Your task is to copy the listing exactly. Drop any pictures from the copy.

▶ _Data lines_
● ● ● ●
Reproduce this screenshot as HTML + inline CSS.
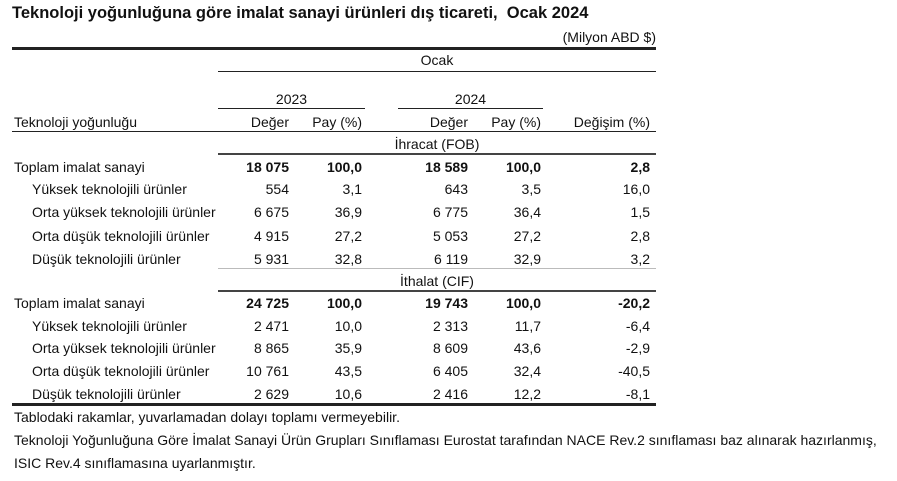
<!DOCTYPE html>
<html><head><meta charset="utf-8"><style>
body{margin:0;width:897px;height:481px;background:#fff;position:relative;font-family:"Liberation Sans",Arial,sans-serif;color:#111;overflow:hidden}
.t{position:absolute;font-size:14px;white-space:nowrap;line-height:15px}
.r{text-align:right}
.c{text-align:center}
.b{font-weight:bold}
.l{position:absolute;background:#222}
</style></head><body>
<div class="t b" style="left:12px;top:4px;font-size:16.5px;line-height:19px">Teknoloji yoğunluğuna göre imalat sanayi ürünleri dış ticareti,&nbsp; Ocak 2024</div>
<div class="t r" style="right:241px;top:30px">(Milyon ABD $)</div>
<div class="l" style="left:12px;top:47px;width:644px;height:3px"></div>
<div class="t c" style="left:218px;width:438px;top:53px">Ocak</div>
<div class="l" style="left:218px;top:71px;width:438px;height:1px"></div>
<div class="t c" style="left:218px;width:147px;top:92px">2023</div>
<div class="t c" style="left:398px;width:145px;top:92px">2024</div>
<div class="l" style="left:218px;top:108px;width:147px;height:1px"></div>
<div class="l" style="left:398px;top:108px;width:145px;height:1px"></div>
<div class="t" style="left:14px;top:115px">Teknoloji yoğunluğu</div>
<div class="t r" style="right:608px;top:115px">Değer</div>
<div class="t r" style="right:535px;top:115px">Pay (%)</div>
<div class="t r" style="right:429px;top:115px">Değer</div>
<div class="t r" style="right:356px;top:115px">Pay (%)</div>
<div class="t r" style="right:247px;top:115px">Değişim (%)</div>
<div class="l" style="left:12px;top:131px;width:644px;height:1px"></div>
<div class="t c" style="left:218px;width:438px;top:137px">İhracat (FOB)</div>
<div class="l" style="left:218px;top:153px;width:438px;height:2px;background:#444"></div>

<div id="rows"></div>
<div class="l" style="left:218px;top:268px;width:438px;height:1px;background:#bbb"></div>
<div class="t c" style="left:218px;width:438px;top:274px">İthalat (CIF)</div>
<div class="l" style="left:218px;top:290px;width:438px;height:2px;background:#444"></div>
<div class="l" style="left:12px;top:403px;width:644px;height:3px"></div>
<div class="t" style="left:14px;top:410px">Tablodaki rakamlar, yuvarlamadan dolayı toplamı vermeyebilir.</div>
<div class="t" style="left:14px;top:433px">Teknoloji Yoğunluğuna Göre İmalat Sanayi Ürün Grupları Sınıflaması Eurostat tarafından NACE Rev.2 sınıflaması baz alınarak hazırlanmış,</div>
<div class="t" style="left:14px;top:456px">ISIC Rev.4 sınıflamasına uyarlanmıştır.</div>
<script>
var data=[
[160,1,"Toplam imalat sanayi","18 075","100,0","18 589","100,0","2,8"],
[182,0,"Yüksek teknolojili ürünler","554","3,1","643","3,5","16,0"],
[205,0,"Orta yüksek teknolojili ürünler","6 675","36,9","6 775","36,4","1,5"],
[229,0,"Orta düşük teknolojili ürünler","4 915","27,2","5 053","27,2","2,8"],
[252,0,"Düşük teknolojili ürünler","5 931","32,8","6 119","32,9","3,2"],
[296,1,"Toplam imalat sanayi","24 725","100,0","19 743","100,0","-20,2"],
[319,0,"Yüksek teknolojili ürünler","2 471","10,0","2 313","11,7","-6,4"],
[341,0,"Orta yüksek teknolojili ürünler","8 865","35,9","8 609","43,6","-2,9"],
[364,0,"Orta düşük teknolojili ürünler","10 761","43,5","6 405","32,4","-40,5"],
[387,0,"Düşük teknolojili ürünler","2 629","10,6","2 416","12,2","-8,1"]];
var rights=[608,535,429,356,247],h="";
data.forEach(function(d){
h+='<div class="t" style="left:'+(d[1]?14:32)+'px;top:'+d[0]+'px">'+d[2]+'</div>';
for(var i=0;i<5;i++)h+='<div class="t r'+(d[1]?' b':'')+'" style="right:'+rights[i]+'px;top:'+d[0]+'px">'+d[3+i]+'</div>';
});
document.getElementById('rows').innerHTML=h;
</script>
</body></html>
● ● ● ●
▶ _Output of the exercise_
Reproduce this screenshot as HTML + inline CSS.
<!DOCTYPE html>
<html><head><meta charset="utf-8"><style>
body{margin:0;width:897px;height:481px;background:#fff;position:relative;font-family:"Liberation Sans",Arial,sans-serif;color:#111;overflow:hidden}
.t{position:absolute;font-size:14px;white-space:nowrap;line-height:15px}
.r{text-align:right}
.c{text-align:center}
.b{font-weight:bold}
.l{position:absolute;background:#222}
</style></head><body>
<div class="t b" style="left:12px;top:4px;font-size:16.5px;line-height:19px">Teknoloji yoğunluğuna göre imalat sanayi ürünleri dış ticareti,&nbsp; Ocak 2024</div>
<div class="t r" style="right:241px;top:30px">(Milyon ABD $)</div>
<div class="l" style="left:12px;top:47px;width:644px;height:3px"></div>
<div class="t c" style="left:218px;width:438px;top:53px">Ocak</div>
<div class="l" style="left:218px;top:71px;width:438px;height:1px"></div>
<div class="t c" style="left:218px;width:147px;top:92px">2023</div>
<div class="t c" style="left:398px;width:145px;top:92px">2024</div>
<div class="l" style="left:218px;top:108px;width:147px;height:1px"></div>
<div class="l" style="left:398px;top:108px;width:145px;height:1px"></div>
<div class="t" style="left:14px;top:115px">Teknoloji yoğunluğu</div>
<div class="t r" style="right:608px;top:115px">Değer</div>
<div class="t r" style="right:535px;top:115px">Pay (%)</div>
<div class="t r" style="right:429px;top:115px">Değer</div>
<div class="t r" style="right:356px;top:115px">Pay (%)</div>
<div class="t r" style="right:247px;top:115px">Değişim (%)</div>
<div class="l" style="left:12px;top:131px;width:644px;height:1px"></div>
<div class="t c" style="left:218px;width:438px;top:137px">İhracat (FOB)</div>
<div class="l" style="left:218px;top:153px;width:438px;height:2px;background:#444"></div>

<div id="rows"></div>
<div class="l" style="left:218px;top:268px;width:438px;height:1px;background:#bbb"></div>
<div class="t c" style="left:218px;width:438px;top:274px">İthalat (CIF)</div>
<div class="l" style="left:218px;top:290px;width:438px;height:2px;background:#444"></div>
<div class="l" style="left:12px;top:403px;width:644px;height:3px"></div>
<div class="t" style="left:14px;top:410px">Tablodaki rakamlar, yuvarlamadan dolayı toplamı vermeyebilir.</div>
<div class="t" style="left:14px;top:433px">Teknoloji Yoğunluğuna Göre İmalat Sanayi Ürün Grupları Sınıflaması Eurostat tarafından NACE Rev.2 sınıflaması baz alınarak hazırlanmış,</div>
<div class="t" style="left:14px;top:456px">ISIC Rev.4 sınıflamasına uyarlanmıştır.</div>
<script>
var data=[
[160,1,"Toplam imalat sanayi","18 075","100,0","18 589","100,0","2,8"],
[182,0,"Yüksek teknolojili ürünler","554","3,1","643","3,5","16,0"],
[205,0,"Orta yüksek teknolojili ürünler","6 675","36,9","6 775","36,4","1,5"],
[229,0,"Orta düşük teknolojili ürünler","4 915","27,2","5 053","27,2","2,8"],
[252,0,"Düşük teknolojili ürünler","5 931","32,8","6 119","32,9","3,2"],
[296,1,"Toplam imalat sanayi","24 725","100,0","19 743","100,0","-20,2"],
[319,0,"Yüksek teknolojili ürünler","2 471","10,0","2 313","11,7","-6,4"],
[341,0,"Orta yüksek teknolojili ürünler","8 865","35,9","8 609","43,6","-2,9"],
[364,0,"Orta düşük teknolojili ürünler","10 761","43,5","6 405","32,4","-40,5"],
[387,0,"Düşük teknolojili ürünler","2 629","10,6","2 416","12,2","-8,1"]];
var rights=[608,535,429,356,247],h="";
data.forEach(function(d){
h+='<div class="t" style="left:'+(d[1]?14:32)+'px;top:'+d[0]+'px">'+d[2]+'</div>';
for(var i=0;i<5;i++)h+='<div class="t r'+(d[1]?' b':'')+'" style="right:'+rights[i]+'px;top:'+d[0]+'px">'+d[3+i]+'</div>';
});
document.getElementById('rows').innerHTML=h;
</script>
</body></html>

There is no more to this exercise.